AIM OF THE TASK | What is to be transcribed is the run of lines opening with the one that has "Clone this chart in matplotlib." and closing with the one that has "70.0, 70.6, 71.1]", and only that run, exactly.
====== PROVIDED DATA
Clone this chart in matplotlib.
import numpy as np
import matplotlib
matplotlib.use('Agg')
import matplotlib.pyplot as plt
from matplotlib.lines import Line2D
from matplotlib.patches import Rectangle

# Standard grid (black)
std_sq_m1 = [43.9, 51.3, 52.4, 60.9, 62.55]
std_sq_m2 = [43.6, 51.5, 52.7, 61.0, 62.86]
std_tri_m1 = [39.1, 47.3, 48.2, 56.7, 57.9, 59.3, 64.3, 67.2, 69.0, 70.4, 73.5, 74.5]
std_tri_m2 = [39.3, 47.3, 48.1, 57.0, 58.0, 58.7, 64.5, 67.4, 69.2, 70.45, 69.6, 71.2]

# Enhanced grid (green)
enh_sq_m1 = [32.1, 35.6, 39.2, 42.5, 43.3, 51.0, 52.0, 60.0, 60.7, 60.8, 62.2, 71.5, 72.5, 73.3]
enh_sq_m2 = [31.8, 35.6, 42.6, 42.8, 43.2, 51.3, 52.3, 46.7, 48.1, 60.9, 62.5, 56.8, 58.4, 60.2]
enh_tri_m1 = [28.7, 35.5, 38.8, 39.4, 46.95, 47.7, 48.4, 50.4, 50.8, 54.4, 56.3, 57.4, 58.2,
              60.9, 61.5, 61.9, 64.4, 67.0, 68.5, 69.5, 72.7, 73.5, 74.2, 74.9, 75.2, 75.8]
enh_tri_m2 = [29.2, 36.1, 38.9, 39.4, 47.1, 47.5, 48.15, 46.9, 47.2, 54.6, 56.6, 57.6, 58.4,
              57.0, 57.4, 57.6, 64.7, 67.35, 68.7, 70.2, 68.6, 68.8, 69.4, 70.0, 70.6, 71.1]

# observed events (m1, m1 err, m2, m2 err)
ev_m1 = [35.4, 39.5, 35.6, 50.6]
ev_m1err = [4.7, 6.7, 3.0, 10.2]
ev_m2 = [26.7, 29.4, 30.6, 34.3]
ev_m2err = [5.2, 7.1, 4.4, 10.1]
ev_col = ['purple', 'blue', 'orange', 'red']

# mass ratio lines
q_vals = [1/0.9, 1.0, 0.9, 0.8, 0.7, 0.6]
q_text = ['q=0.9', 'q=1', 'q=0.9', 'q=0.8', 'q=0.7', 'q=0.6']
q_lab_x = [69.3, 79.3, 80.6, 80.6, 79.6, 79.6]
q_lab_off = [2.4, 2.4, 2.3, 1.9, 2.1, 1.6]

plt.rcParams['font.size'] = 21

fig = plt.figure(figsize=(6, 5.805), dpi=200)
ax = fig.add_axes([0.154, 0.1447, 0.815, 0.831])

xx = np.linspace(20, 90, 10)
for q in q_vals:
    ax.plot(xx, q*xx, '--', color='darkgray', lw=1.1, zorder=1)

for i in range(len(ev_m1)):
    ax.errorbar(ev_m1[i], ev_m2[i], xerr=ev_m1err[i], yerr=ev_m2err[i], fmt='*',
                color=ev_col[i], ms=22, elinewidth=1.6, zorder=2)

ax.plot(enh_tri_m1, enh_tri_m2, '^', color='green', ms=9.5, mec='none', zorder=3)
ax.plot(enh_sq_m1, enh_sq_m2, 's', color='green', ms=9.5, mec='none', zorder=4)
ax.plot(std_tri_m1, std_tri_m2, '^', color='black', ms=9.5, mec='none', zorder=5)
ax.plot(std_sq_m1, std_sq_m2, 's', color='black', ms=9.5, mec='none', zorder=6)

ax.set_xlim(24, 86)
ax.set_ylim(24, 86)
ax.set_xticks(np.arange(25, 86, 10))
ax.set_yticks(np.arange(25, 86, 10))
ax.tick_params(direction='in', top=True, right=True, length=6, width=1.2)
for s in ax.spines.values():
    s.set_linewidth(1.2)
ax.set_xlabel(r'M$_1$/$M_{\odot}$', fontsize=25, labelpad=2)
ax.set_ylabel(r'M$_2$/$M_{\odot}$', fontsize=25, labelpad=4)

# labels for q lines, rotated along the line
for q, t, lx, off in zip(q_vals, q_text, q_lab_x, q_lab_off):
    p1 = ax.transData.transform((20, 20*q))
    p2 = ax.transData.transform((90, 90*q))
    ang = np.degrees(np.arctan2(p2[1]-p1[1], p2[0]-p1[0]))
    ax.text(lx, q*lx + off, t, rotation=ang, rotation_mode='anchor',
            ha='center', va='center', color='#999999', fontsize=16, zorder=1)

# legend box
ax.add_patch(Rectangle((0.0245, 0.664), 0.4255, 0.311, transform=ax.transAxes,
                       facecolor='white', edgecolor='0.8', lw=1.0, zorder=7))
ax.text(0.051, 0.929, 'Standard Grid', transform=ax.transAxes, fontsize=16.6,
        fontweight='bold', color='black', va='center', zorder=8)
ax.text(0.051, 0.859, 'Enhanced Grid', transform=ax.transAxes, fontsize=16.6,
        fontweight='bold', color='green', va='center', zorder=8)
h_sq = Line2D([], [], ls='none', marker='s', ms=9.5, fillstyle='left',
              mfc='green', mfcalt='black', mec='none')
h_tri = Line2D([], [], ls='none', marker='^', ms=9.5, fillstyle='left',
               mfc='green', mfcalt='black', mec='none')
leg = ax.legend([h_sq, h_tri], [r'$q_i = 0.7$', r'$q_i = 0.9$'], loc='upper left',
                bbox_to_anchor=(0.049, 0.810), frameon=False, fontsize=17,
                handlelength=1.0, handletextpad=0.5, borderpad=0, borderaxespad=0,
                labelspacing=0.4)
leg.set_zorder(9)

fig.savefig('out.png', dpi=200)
============
====== PROVIDED DATA
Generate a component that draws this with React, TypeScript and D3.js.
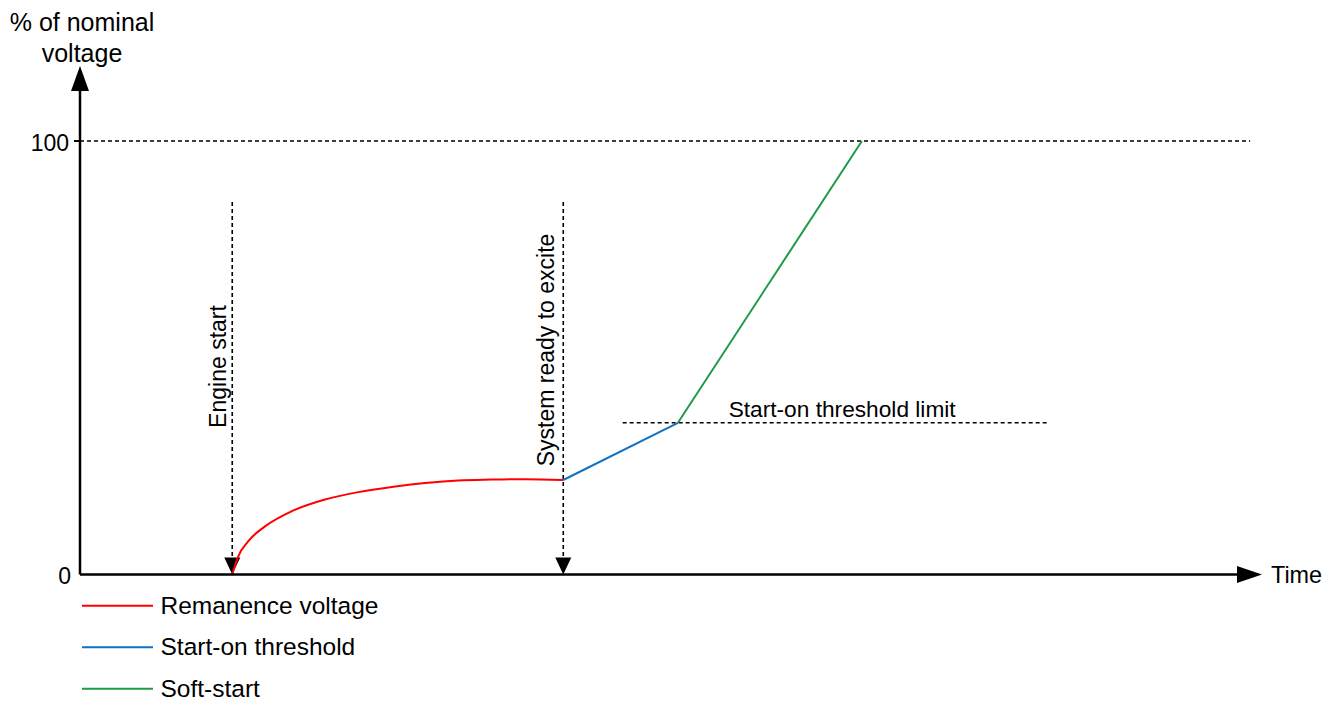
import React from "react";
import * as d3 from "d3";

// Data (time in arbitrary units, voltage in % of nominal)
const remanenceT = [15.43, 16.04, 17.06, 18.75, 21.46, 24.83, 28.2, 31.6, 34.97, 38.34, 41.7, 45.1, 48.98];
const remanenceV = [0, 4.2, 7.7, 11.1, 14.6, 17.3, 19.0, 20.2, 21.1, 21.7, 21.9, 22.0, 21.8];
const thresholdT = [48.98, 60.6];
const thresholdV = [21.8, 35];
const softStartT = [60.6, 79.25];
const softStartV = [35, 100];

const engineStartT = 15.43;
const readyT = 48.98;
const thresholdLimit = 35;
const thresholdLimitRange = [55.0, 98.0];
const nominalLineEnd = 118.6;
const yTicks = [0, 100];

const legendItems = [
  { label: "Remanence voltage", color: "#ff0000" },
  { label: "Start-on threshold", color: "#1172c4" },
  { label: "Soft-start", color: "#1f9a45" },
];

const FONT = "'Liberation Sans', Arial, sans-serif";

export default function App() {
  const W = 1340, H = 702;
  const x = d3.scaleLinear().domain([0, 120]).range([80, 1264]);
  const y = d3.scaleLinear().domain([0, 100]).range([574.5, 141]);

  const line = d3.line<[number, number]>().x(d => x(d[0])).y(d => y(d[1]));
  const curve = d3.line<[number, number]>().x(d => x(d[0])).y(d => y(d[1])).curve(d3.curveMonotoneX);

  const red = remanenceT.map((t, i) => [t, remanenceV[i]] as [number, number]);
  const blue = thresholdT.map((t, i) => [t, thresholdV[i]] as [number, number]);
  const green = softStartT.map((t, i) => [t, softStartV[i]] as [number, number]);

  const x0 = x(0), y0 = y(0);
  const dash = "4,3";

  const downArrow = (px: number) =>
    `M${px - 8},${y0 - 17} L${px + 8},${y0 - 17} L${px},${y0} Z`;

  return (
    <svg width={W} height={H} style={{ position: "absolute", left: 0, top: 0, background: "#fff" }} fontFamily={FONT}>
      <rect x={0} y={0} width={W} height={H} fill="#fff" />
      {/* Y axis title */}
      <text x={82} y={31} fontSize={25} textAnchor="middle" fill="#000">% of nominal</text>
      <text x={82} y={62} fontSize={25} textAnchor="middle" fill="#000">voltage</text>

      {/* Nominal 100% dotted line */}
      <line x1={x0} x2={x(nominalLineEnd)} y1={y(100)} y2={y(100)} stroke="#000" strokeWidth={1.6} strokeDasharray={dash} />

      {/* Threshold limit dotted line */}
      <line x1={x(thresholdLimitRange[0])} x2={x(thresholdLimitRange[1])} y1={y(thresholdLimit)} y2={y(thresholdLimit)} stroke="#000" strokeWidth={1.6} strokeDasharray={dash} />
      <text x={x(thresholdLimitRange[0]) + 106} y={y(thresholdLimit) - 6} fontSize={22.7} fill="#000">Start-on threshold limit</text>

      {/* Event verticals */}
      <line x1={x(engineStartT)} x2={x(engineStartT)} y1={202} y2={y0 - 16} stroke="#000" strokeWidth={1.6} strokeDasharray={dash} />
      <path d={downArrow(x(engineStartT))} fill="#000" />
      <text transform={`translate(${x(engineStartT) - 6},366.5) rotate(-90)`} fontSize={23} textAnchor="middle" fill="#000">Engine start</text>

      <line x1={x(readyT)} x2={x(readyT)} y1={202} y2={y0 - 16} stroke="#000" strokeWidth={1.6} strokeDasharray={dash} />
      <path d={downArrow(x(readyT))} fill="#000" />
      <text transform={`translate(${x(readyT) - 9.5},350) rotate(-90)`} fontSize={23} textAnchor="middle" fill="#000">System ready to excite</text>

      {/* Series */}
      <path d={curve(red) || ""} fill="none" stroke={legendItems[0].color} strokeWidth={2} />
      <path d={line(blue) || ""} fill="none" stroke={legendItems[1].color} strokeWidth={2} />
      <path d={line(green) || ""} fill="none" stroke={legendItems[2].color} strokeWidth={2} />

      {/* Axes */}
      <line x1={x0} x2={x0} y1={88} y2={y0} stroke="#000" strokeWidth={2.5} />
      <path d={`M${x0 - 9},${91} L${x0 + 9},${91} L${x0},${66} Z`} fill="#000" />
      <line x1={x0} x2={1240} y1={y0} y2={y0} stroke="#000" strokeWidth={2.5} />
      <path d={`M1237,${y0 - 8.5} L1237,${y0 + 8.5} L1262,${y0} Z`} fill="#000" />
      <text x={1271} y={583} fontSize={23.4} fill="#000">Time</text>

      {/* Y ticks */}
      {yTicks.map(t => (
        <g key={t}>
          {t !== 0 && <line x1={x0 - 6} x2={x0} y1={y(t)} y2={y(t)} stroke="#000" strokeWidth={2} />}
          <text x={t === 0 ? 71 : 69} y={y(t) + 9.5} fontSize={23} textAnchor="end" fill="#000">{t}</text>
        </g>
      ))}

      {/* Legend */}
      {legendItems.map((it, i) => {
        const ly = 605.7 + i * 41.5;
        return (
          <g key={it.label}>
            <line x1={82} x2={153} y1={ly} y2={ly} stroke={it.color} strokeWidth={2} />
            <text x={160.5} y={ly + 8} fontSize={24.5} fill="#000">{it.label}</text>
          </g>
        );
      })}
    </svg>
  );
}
============
TASK SOLUTION |
Clone this chart in matplotlib.
import numpy as np
import matplotlib
matplotlib.use('Agg')
import matplotlib.pyplot as plt
from matplotlib.lines import Line2D
from matplotlib.patches import Rectangle

# Standard grid (black)
std_sq_m1 = [43.9, 51.3, 52.4, 60.9, 62.55]
std_sq_m2 = [43.6, 51.5, 52.7, 61.0, 62.86]
std_tri_m1 = [39.1, 47.3, 48.2, 56.7, 57.9, 59.3, 64.3, 67.2, 69.0, 70.4, 73.5, 74.5]
std_tri_m2 = [39.3, 47.3, 48.1, 57.0, 58.0, 58.7, 64.5, 67.4, 69.2, 70.45, 69.6, 71.2]

# Enhanced grid (green)
enh_sq_m1 = [32.1, 35.6, 39.2, 42.5, 43.3, 51.0, 52.0, 60.0, 60.7, 60.8, 62.2, 71.5, 72.5, 73.3]
enh_sq_m2 = [31.8, 35.6, 42.6, 42.8, 43.2, 51.3, 52.3, 46.7, 48.1, 60.9, 62.5, 56.8, 58.4, 60.2]
enh_tri_m1 = [28.7, 35.5, 38.8, 39.4, 46.95, 47.7, 48.4, 50.4, 50.8, 54.4, 56.3, 57.4, 58.2,
              60.9, 61.5, 61.9, 64.4, 67.0, 68.5, 69.5, 72.7, 73.5, 74.2, 74.9, 75.2, 75.8]
enh_tri_m2 = [29.2, 36.1, 38.9, 39.4, 47.1, 47.5, 48.15, 46.9, 47.2, 54.6, 56.6, 57.6, 58.4,
              57.0, 57.4, 57.6, 64.7, 67.35, 68.7, 70.2, 68.6, 68.8, 69.4, 70.0, 70.6, 71.1]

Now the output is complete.